→ **Data extract**:
(begin)

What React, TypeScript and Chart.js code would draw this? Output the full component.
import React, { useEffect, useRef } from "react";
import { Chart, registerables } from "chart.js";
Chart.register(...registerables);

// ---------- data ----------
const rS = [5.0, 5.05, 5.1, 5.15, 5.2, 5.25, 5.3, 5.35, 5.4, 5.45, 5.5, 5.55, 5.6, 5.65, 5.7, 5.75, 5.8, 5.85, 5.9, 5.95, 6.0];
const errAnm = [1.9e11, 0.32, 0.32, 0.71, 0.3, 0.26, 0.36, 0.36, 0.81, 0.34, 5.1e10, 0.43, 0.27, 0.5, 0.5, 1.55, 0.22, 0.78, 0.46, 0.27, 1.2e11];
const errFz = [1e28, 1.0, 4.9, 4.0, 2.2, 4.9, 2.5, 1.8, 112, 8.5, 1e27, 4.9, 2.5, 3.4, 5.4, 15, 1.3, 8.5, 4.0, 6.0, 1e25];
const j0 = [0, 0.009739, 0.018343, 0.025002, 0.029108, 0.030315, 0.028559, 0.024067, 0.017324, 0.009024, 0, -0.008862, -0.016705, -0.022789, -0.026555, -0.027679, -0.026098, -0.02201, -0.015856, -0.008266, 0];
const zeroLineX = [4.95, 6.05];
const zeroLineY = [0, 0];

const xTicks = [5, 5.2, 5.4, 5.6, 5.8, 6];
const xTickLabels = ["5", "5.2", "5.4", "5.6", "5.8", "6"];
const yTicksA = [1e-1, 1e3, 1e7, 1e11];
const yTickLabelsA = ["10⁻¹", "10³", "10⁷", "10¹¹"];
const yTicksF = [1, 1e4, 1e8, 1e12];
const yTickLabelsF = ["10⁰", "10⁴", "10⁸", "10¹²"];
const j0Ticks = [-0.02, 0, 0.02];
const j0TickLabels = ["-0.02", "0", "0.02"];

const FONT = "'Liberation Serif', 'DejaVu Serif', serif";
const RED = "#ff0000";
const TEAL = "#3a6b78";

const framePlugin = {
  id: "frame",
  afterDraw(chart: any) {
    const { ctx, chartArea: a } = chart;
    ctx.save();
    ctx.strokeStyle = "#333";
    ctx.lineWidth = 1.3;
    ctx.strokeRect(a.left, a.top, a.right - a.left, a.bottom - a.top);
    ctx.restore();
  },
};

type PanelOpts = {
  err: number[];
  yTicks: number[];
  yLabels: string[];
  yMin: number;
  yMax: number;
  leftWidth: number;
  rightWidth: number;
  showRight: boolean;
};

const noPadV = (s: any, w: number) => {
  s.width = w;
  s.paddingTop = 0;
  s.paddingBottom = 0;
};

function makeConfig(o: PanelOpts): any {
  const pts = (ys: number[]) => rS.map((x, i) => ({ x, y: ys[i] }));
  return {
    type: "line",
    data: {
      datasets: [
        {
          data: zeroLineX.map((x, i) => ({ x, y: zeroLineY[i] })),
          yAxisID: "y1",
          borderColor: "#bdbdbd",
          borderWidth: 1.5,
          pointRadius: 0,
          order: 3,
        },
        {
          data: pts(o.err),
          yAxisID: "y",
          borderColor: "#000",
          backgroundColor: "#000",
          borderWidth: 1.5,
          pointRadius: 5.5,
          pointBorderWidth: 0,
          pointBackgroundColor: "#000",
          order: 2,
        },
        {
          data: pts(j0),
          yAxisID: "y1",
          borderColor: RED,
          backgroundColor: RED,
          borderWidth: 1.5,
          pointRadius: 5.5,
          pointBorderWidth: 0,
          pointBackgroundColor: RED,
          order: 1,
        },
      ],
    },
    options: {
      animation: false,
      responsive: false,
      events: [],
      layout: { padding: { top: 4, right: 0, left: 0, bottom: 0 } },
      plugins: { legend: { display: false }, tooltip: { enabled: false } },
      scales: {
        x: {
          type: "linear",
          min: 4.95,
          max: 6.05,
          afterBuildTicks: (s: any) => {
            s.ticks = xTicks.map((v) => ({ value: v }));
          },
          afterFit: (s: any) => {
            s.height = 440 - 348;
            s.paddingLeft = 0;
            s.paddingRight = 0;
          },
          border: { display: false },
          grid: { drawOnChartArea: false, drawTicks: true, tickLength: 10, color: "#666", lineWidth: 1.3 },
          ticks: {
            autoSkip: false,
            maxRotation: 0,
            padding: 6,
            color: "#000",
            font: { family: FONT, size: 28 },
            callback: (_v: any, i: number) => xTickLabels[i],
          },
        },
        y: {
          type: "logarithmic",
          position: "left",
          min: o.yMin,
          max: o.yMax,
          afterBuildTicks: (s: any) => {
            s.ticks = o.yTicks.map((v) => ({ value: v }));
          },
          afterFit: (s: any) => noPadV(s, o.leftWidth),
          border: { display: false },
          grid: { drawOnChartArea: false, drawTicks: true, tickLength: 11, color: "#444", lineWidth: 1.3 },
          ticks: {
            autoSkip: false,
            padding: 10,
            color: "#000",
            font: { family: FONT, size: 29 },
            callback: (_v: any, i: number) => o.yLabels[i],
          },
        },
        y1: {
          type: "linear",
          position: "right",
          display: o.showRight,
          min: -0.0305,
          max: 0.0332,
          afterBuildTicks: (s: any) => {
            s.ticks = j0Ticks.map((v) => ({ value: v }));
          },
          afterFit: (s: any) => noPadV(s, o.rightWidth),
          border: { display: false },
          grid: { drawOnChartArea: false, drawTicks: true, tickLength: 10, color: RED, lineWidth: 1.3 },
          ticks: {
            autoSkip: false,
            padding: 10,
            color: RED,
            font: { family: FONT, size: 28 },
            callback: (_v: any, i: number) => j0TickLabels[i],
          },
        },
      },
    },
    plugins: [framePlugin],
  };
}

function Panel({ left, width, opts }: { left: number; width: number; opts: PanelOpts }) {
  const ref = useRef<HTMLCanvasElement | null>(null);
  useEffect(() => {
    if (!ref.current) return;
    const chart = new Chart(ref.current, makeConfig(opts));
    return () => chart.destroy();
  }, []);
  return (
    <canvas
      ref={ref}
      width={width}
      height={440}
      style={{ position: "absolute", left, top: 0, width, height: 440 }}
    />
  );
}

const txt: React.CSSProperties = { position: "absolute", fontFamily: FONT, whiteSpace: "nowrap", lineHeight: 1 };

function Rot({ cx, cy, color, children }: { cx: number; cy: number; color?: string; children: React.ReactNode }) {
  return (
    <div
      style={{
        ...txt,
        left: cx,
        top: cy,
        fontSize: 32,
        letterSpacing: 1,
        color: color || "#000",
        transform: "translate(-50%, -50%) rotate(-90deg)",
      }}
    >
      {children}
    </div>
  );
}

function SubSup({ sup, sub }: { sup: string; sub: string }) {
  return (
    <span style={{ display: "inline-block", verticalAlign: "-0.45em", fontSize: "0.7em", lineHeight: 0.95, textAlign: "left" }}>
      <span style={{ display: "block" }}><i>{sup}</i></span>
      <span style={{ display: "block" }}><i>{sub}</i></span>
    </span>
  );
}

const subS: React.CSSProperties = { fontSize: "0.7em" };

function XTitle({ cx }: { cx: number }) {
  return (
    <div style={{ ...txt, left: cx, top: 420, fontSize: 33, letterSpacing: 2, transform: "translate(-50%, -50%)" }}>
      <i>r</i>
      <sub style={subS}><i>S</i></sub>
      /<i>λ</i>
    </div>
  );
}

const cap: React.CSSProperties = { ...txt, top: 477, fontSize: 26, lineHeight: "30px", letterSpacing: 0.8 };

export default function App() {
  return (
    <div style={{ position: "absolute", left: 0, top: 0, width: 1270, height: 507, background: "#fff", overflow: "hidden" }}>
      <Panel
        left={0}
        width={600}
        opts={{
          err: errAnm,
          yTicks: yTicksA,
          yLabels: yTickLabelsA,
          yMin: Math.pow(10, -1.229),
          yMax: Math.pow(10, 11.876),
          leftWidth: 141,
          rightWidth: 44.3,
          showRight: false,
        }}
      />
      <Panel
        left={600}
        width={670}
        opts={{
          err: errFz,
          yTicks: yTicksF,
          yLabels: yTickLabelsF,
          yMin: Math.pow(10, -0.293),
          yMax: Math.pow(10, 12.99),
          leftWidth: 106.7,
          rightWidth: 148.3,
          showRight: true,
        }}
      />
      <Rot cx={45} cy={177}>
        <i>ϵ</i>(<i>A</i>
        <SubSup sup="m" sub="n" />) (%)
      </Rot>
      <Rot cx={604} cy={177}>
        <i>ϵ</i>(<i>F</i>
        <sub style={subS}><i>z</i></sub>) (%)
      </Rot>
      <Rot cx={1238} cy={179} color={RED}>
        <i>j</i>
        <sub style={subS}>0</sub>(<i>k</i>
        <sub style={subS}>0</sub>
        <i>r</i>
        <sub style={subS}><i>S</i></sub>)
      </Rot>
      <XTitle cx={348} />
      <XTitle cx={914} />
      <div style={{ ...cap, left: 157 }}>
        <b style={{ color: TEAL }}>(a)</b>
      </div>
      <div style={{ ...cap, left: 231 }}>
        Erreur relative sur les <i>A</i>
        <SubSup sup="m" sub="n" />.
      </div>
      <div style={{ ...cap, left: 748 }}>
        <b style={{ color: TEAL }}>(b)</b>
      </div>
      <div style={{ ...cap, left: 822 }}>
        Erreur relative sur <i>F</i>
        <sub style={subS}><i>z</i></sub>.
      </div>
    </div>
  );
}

(end)

→ **Do this**:
From the first line above through the line that contains "const zeroLineY = [0, 0];", quote each line exactly. Output nothing more.

→ **Response to the exercise**:
What React, TypeScript and Chart.js code would draw this? Output the full component.
import React, { useEffect, useRef } from "react";
import { Chart, registerables } from "chart.js";
Chart.register(...registerables);

// ---------- data ----------
const rS = [5.0, 5.05, 5.1, 5.15, 5.2, 5.25, 5.3, 5.35, 5.4, 5.45, 5.5, 5.55, 5.6, 5.65, 5.7, 5.75, 5.8, 5.85, 5.9, 5.95, 6.0];
const errAnm = [1.9e11, 0.32, 0.32, 0.71, 0.3, 0.26, 0.36, 0.36, 0.81, 0.34, 5.1e10, 0.43, 0.27, 0.5, 0.5, 1.55, 0.22, 0.78, 0.46, 0.27, 1.2e11];
const errFz = [1e28, 1.0, 4.9, 4.0, 2.2, 4.9, 2.5, 1.8, 112, 8.5, 1e27, 4.9, 2.5, 3.4, 5.4, 15, 1.3, 8.5, 4.0, 6.0, 1e25];
const j0 = [0, 0.009739, 0.018343, 0.025002, 0.029108, 0.030315, 0.028559, 0.024067, 0.017324, 0.009024, 0, -0.008862, -0.016705, -0.022789, -0.026555, -0.027679, -0.026098, -0.02201, -0.015856, -0.008266, 0];
const zeroLineX = [4.95, 6.05];
const zeroLineY = [0, 0];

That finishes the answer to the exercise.